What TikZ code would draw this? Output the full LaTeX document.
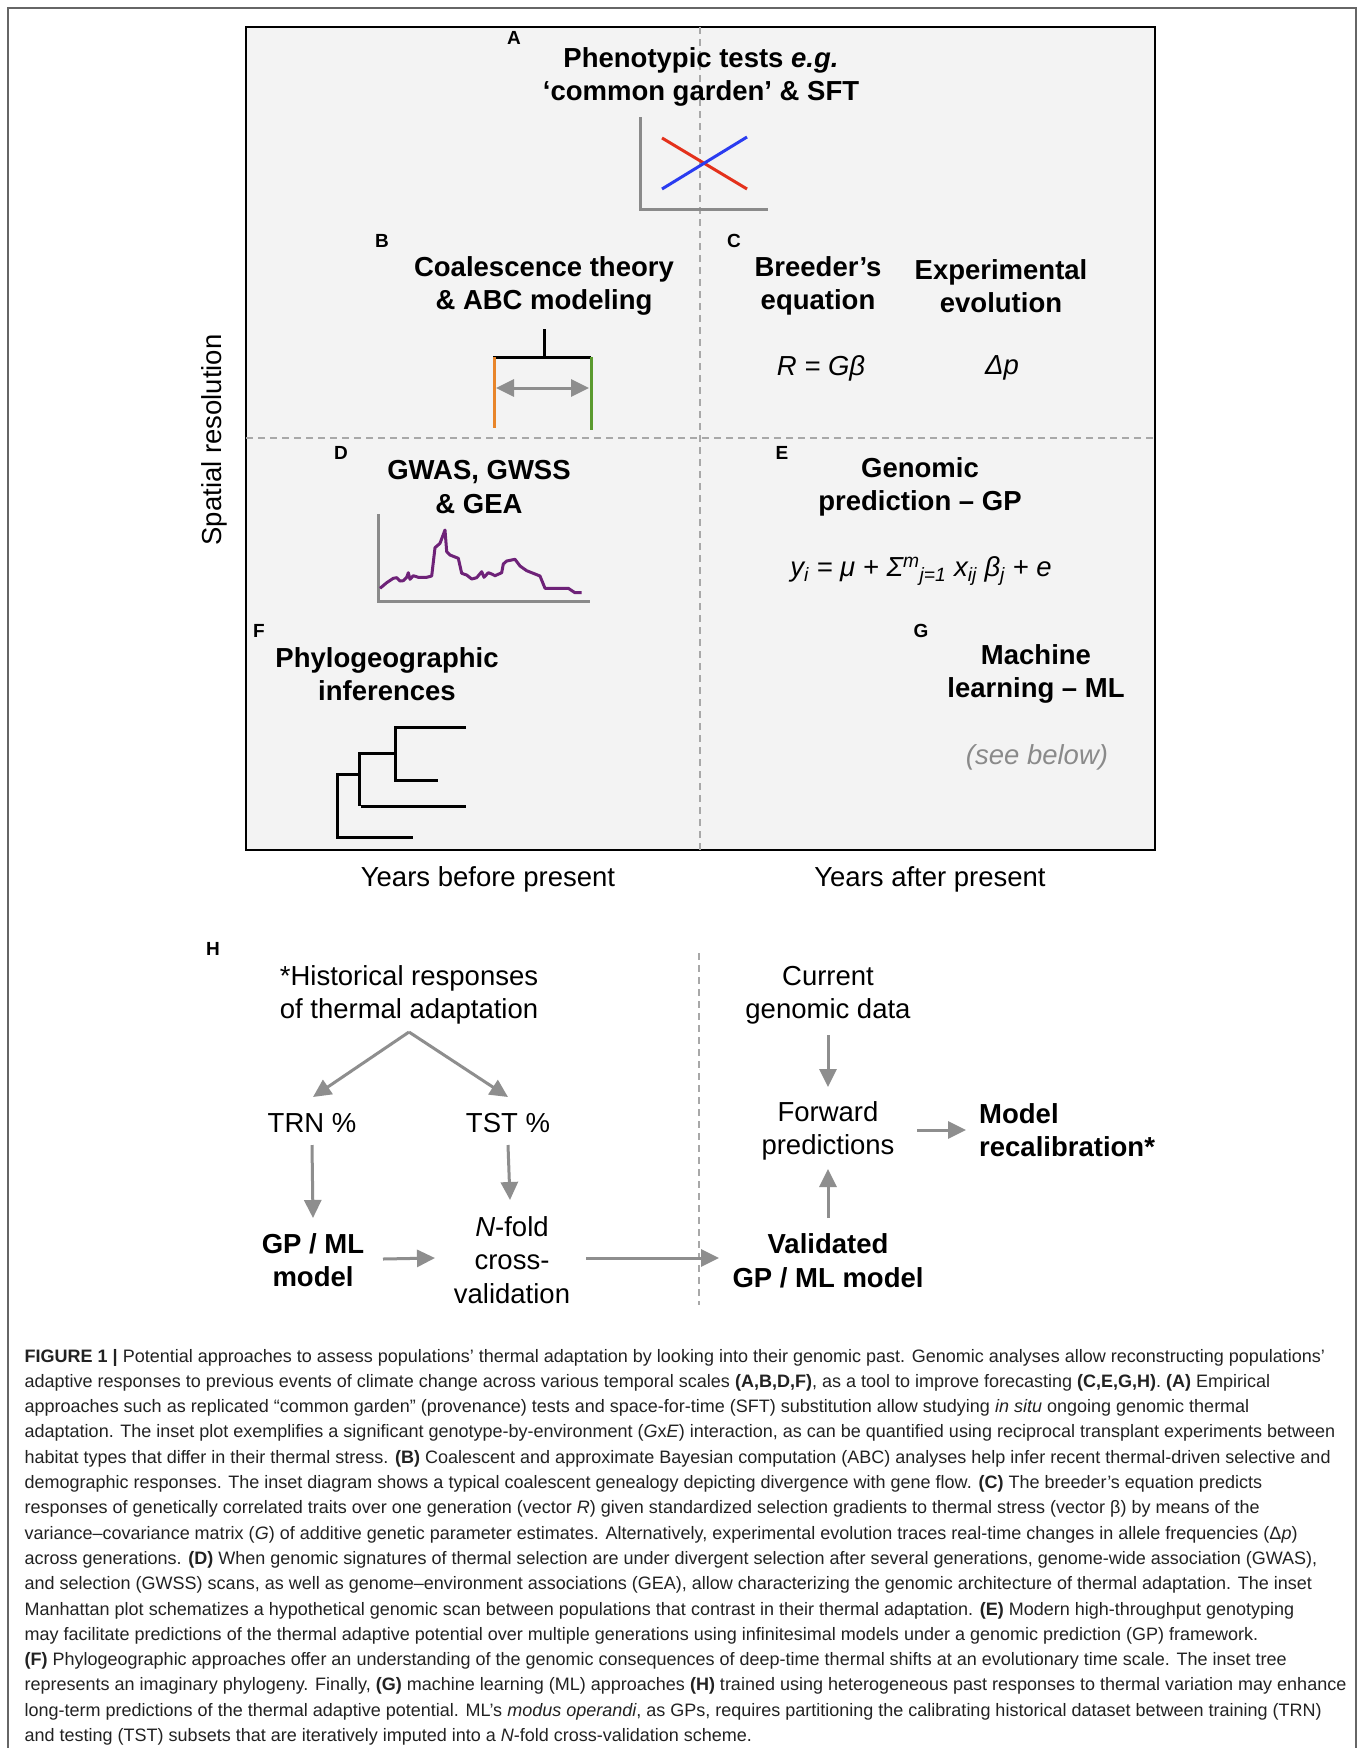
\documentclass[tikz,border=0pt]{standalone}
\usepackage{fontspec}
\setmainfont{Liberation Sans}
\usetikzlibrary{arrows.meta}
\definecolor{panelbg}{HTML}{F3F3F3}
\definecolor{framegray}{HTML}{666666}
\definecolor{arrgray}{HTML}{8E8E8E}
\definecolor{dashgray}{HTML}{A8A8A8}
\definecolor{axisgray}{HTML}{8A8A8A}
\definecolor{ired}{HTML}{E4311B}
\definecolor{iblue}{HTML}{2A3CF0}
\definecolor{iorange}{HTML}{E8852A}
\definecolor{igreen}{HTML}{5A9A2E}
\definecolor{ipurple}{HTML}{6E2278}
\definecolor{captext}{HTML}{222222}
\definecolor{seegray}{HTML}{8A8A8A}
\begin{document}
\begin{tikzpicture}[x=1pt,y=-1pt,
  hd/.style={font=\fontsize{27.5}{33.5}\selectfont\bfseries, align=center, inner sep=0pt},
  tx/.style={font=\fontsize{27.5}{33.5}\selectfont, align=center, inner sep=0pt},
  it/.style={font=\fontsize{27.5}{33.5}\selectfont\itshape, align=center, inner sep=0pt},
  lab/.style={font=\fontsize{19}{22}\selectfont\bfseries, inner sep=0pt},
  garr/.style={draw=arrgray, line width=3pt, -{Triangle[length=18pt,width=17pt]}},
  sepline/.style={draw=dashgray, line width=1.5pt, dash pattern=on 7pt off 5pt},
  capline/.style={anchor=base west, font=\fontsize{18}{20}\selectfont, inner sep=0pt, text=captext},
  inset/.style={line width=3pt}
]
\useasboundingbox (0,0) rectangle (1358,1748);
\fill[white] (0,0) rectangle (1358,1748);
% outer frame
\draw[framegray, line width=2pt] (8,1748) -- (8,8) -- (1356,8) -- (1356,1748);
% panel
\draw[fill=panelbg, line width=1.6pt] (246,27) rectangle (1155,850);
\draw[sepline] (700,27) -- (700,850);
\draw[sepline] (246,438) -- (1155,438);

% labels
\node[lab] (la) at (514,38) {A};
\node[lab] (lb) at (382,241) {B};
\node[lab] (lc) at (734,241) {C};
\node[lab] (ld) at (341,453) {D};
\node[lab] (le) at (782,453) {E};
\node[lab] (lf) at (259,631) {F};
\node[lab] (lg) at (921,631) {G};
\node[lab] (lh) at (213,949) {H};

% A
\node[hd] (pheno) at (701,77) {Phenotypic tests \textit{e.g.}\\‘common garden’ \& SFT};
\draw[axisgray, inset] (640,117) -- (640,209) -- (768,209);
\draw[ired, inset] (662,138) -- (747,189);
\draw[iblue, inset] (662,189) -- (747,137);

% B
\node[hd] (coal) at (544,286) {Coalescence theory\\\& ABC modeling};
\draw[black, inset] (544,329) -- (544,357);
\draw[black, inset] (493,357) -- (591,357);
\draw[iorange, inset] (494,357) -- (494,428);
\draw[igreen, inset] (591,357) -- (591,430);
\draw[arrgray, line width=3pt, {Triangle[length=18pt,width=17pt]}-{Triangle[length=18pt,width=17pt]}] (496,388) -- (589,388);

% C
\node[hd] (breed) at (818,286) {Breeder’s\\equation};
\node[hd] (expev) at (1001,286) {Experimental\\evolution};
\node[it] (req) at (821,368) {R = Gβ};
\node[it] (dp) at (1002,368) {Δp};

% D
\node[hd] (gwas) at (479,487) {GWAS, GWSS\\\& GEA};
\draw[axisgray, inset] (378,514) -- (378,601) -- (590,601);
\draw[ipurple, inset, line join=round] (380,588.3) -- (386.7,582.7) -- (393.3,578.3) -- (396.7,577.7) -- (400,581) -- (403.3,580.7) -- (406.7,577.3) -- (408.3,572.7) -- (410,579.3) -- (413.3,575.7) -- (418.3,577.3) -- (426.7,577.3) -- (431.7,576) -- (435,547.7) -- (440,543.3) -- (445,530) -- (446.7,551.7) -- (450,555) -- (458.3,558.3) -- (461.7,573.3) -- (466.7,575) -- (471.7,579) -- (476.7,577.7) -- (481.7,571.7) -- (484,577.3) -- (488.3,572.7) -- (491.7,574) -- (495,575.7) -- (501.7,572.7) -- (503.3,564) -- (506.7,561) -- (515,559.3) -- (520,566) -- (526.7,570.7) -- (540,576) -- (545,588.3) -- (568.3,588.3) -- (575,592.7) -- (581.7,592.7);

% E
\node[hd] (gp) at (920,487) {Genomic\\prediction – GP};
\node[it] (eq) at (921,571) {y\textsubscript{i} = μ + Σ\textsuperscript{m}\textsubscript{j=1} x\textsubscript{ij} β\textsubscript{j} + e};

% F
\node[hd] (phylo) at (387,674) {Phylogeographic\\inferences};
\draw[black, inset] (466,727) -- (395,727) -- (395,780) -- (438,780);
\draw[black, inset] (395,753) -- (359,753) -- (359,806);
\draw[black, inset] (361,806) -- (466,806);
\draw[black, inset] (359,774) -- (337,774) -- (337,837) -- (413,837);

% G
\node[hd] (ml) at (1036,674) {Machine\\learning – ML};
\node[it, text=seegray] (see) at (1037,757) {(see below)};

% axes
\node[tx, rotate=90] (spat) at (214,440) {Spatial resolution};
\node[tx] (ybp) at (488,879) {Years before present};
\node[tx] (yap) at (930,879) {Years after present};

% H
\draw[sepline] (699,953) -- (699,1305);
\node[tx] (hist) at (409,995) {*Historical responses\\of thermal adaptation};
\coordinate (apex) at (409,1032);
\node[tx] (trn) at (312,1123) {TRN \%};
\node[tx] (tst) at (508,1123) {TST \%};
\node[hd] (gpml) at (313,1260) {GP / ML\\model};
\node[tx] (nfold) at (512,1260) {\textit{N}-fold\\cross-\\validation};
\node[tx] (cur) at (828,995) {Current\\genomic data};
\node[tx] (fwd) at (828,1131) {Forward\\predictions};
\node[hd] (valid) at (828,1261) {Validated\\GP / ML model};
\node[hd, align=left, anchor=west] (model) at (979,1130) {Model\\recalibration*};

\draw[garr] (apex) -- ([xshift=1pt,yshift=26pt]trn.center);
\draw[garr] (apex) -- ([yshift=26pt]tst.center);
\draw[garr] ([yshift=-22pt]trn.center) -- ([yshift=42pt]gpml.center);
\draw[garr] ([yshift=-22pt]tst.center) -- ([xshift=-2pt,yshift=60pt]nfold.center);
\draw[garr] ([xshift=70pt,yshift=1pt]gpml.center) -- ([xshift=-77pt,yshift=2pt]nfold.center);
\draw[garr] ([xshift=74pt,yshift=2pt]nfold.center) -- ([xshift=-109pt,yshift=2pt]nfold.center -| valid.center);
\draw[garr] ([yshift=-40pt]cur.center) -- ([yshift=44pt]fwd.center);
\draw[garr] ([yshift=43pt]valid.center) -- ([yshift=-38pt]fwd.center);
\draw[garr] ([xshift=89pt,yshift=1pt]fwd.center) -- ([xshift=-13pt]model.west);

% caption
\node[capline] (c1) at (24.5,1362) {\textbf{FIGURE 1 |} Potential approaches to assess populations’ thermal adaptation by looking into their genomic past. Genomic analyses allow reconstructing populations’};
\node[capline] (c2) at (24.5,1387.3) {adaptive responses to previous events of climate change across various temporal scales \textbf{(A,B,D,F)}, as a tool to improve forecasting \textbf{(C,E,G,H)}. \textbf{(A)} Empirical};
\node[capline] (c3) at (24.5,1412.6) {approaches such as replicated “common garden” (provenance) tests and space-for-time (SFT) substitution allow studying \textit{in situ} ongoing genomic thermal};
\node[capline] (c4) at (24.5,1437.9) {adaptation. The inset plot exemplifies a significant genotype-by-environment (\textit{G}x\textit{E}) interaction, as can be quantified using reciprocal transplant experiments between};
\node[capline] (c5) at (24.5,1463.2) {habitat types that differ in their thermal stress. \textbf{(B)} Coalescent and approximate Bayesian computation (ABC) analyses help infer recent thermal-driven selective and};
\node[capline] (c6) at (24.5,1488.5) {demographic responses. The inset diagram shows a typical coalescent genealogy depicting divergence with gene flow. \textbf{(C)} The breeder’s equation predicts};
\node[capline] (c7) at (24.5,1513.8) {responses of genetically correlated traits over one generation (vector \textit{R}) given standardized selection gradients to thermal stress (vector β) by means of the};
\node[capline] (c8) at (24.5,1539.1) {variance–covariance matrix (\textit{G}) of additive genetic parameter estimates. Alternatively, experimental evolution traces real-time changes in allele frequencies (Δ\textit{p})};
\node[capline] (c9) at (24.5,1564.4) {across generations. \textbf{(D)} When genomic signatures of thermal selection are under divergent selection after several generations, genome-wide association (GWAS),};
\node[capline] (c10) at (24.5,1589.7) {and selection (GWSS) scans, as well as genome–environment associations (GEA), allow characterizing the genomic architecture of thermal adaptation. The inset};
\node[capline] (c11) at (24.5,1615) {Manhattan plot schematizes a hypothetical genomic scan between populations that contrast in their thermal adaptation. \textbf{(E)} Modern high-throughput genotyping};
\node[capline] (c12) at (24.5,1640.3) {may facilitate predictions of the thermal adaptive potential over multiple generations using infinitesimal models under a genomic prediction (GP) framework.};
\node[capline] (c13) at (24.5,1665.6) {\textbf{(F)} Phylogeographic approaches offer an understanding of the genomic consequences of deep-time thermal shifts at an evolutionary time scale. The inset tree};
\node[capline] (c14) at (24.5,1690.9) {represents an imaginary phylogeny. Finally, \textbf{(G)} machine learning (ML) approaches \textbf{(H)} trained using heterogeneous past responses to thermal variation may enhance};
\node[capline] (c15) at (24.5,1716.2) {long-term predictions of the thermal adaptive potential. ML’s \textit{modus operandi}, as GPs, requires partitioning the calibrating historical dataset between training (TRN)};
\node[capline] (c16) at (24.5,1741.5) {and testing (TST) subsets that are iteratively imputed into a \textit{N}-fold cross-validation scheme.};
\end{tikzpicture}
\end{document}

(Task directions) Extract, word for word, each line from the top of the data down to and including the line with "(246,438) -- (1155,438);"; skip the pictures.

(Answer for this exercise)
What TikZ code would draw this? Output the full LaTeX document.
\documentclass[tikz,border=0pt]{standalone}
\usepackage{fontspec}
\setmainfont{Liberation Sans}
\usetikzlibrary{arrows.meta}
\definecolor{panelbg}{HTML}{F3F3F3}
\definecolor{framegray}{HTML}{666666}
\definecolor{arrgray}{HTML}{8E8E8E}
\definecolor{dashgray}{HTML}{A8A8A8}
\definecolor{axisgray}{HTML}{8A8A8A}
\definecolor{ired}{HTML}{E4311B}
\definecolor{iblue}{HTML}{2A3CF0}
\definecolor{iorange}{HTML}{E8852A}
\definecolor{igreen}{HTML}{5A9A2E}
\definecolor{ipurple}{HTML}{6E2278}
\definecolor{captext}{HTML}{222222}
\definecolor{seegray}{HTML}{8A8A8A}
\begin{document}
\begin{tikzpicture}[x=1pt,y=-1pt,
  hd/.style={font=\fontsize{27.5}{33.5}\selectfont\bfseries, align=center, inner sep=0pt},
  tx/.style={font=\fontsize{27.5}{33.5}\selectfont, align=center, inner sep=0pt},
  it/.style={font=\fontsize{27.5}{33.5}\selectfont\itshape, align=center, inner sep=0pt},
  lab/.style={font=\fontsize{19}{22}\selectfont\bfseries, inner sep=0pt},
  garr/.style={draw=arrgray, line width=3pt, -{Triangle[length=18pt,width=17pt]}},
  sepline/.style={draw=dashgray, line width=1.5pt, dash pattern=on 7pt off 5pt},
  capline/.style={anchor=base west, font=\fontsize{18}{20}\selectfont, inner sep=0pt, text=captext},
  inset/.style={line width=3pt}
]
\useasboundingbox (0,0) rectangle (1358,1748);
\fill[white] (0,0) rectangle (1358,1748);
% outer frame
\draw[framegray, line width=2pt] (8,1748) -- (8,8) -- (1356,8) -- (1356,1748);
% panel
\draw[fill=panelbg, line width=1.6pt] (246,27) rectangle (1155,850);
\draw[sepline] (700,27) -- (700,850);
\draw[sepline] (246,438) -- (1155,438);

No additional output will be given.